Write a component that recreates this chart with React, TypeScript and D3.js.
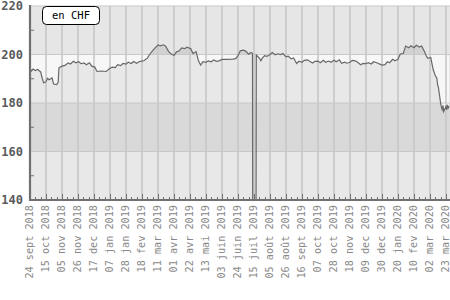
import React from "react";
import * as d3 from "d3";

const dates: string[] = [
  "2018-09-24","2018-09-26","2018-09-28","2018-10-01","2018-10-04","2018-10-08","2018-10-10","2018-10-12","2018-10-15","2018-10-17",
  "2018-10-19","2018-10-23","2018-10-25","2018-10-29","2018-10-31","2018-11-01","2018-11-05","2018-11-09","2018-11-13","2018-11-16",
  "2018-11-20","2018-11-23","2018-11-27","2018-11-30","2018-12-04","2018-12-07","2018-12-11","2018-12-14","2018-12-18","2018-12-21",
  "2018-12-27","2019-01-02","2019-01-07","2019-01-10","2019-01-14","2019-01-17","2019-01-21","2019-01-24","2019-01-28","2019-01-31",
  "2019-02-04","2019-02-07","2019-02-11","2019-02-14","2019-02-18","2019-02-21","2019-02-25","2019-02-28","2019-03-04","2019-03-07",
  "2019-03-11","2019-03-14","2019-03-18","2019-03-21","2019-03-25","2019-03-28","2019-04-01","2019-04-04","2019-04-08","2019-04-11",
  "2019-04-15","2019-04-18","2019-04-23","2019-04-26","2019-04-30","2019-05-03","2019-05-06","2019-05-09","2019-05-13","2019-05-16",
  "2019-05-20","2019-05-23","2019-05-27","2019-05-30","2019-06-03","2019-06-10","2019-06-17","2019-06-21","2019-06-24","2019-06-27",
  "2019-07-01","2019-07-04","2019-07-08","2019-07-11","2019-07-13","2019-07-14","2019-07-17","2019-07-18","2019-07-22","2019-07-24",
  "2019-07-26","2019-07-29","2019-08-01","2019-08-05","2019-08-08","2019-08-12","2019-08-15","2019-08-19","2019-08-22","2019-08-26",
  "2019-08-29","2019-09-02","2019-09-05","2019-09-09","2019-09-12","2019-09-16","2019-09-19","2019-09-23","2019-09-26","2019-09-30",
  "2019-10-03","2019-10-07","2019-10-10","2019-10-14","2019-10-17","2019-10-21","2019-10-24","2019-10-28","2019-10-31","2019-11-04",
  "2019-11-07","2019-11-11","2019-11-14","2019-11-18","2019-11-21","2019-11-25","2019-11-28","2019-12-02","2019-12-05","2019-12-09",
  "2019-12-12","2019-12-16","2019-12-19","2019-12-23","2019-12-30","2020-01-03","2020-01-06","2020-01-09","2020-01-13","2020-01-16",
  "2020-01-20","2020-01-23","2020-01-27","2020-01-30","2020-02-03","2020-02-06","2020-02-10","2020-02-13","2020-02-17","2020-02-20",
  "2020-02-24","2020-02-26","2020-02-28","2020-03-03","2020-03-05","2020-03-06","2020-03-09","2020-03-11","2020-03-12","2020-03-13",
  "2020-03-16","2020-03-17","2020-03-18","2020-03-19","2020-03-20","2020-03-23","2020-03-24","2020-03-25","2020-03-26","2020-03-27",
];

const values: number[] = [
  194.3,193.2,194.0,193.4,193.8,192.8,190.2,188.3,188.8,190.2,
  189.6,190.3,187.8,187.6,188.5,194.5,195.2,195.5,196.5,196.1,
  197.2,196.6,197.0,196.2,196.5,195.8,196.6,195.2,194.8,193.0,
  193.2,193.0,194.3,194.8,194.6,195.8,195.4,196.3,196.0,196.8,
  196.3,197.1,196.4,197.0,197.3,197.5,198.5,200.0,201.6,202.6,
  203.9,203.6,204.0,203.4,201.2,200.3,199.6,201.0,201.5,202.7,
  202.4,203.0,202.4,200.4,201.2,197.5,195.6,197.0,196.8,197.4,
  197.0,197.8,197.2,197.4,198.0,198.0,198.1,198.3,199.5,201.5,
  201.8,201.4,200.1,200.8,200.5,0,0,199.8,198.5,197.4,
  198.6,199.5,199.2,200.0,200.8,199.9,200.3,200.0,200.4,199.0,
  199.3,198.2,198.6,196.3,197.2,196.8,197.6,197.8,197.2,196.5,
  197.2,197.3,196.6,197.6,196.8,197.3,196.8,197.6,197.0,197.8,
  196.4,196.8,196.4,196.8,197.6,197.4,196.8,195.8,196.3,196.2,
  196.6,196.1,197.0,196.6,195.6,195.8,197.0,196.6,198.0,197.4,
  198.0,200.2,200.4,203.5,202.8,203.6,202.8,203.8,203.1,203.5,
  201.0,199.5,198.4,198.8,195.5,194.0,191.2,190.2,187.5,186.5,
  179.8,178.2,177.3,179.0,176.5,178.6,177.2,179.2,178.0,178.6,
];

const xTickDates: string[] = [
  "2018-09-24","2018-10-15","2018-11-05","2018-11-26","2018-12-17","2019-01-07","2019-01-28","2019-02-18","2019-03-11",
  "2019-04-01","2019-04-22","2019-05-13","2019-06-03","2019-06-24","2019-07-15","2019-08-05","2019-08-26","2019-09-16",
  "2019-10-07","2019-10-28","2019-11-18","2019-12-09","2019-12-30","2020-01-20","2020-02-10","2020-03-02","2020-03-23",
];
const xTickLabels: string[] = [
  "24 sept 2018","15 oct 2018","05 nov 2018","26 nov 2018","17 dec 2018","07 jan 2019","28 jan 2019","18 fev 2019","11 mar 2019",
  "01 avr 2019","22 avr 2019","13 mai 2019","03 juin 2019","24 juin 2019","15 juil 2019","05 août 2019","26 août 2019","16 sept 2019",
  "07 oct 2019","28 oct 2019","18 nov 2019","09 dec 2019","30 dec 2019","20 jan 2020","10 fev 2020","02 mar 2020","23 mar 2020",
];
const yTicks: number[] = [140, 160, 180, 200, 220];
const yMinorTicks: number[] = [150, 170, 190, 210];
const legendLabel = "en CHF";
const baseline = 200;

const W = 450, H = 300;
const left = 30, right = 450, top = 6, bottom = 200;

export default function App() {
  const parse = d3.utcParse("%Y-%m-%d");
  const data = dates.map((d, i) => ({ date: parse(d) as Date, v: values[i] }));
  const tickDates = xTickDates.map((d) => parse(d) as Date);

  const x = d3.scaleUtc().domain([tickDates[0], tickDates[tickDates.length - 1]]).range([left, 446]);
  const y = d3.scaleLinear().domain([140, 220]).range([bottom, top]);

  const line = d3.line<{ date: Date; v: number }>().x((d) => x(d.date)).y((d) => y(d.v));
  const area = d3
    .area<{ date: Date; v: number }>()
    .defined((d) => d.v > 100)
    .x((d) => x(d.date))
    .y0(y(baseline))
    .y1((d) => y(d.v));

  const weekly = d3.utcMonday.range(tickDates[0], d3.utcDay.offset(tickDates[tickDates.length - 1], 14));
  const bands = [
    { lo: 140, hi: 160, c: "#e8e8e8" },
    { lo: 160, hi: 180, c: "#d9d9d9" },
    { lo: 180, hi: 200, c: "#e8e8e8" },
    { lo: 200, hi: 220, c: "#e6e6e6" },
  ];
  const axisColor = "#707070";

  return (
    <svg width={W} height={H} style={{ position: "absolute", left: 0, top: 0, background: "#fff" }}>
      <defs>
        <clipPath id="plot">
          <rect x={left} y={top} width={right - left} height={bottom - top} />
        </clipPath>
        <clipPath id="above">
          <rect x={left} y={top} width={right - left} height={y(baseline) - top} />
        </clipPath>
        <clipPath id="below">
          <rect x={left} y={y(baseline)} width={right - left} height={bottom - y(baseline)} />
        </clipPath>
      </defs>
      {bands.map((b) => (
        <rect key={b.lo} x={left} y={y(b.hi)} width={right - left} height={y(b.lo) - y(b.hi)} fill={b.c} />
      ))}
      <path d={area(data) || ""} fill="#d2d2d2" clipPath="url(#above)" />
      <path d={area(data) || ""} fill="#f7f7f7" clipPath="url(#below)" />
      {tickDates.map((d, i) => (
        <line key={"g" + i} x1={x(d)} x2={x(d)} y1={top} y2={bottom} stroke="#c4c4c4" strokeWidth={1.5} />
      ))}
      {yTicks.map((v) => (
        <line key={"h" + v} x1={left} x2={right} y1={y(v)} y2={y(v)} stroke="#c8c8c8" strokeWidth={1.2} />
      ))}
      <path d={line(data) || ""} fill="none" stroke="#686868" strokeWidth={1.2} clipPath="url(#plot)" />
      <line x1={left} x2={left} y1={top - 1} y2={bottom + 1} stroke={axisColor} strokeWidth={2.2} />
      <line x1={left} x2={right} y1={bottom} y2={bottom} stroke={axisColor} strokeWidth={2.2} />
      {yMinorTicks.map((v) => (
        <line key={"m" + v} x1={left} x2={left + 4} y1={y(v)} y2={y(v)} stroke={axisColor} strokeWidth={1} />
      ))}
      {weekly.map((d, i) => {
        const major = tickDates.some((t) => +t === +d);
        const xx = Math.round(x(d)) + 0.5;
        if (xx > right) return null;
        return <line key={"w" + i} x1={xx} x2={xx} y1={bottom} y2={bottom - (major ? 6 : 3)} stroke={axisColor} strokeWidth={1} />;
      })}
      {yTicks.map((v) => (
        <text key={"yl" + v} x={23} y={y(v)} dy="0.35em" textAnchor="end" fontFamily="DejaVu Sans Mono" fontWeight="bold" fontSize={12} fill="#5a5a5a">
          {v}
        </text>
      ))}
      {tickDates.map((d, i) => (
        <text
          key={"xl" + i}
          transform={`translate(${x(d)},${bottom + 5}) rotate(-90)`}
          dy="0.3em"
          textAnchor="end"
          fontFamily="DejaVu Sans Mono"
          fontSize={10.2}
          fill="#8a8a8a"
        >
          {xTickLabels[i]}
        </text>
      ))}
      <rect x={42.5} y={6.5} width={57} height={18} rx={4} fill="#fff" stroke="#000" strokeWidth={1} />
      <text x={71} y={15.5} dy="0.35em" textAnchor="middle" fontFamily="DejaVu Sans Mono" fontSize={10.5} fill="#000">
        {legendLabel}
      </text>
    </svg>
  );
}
----
● **TASK INSTRUCTIONS**
Everything from the first line of the listing above through the line that contains "import * as" is to be restated word for word, minus the pictures.

● **SOLUTION BELOW**
Write a component that recreates this chart with React, TypeScript and D3.js.
import React from "react";
import * as d3 from "d3";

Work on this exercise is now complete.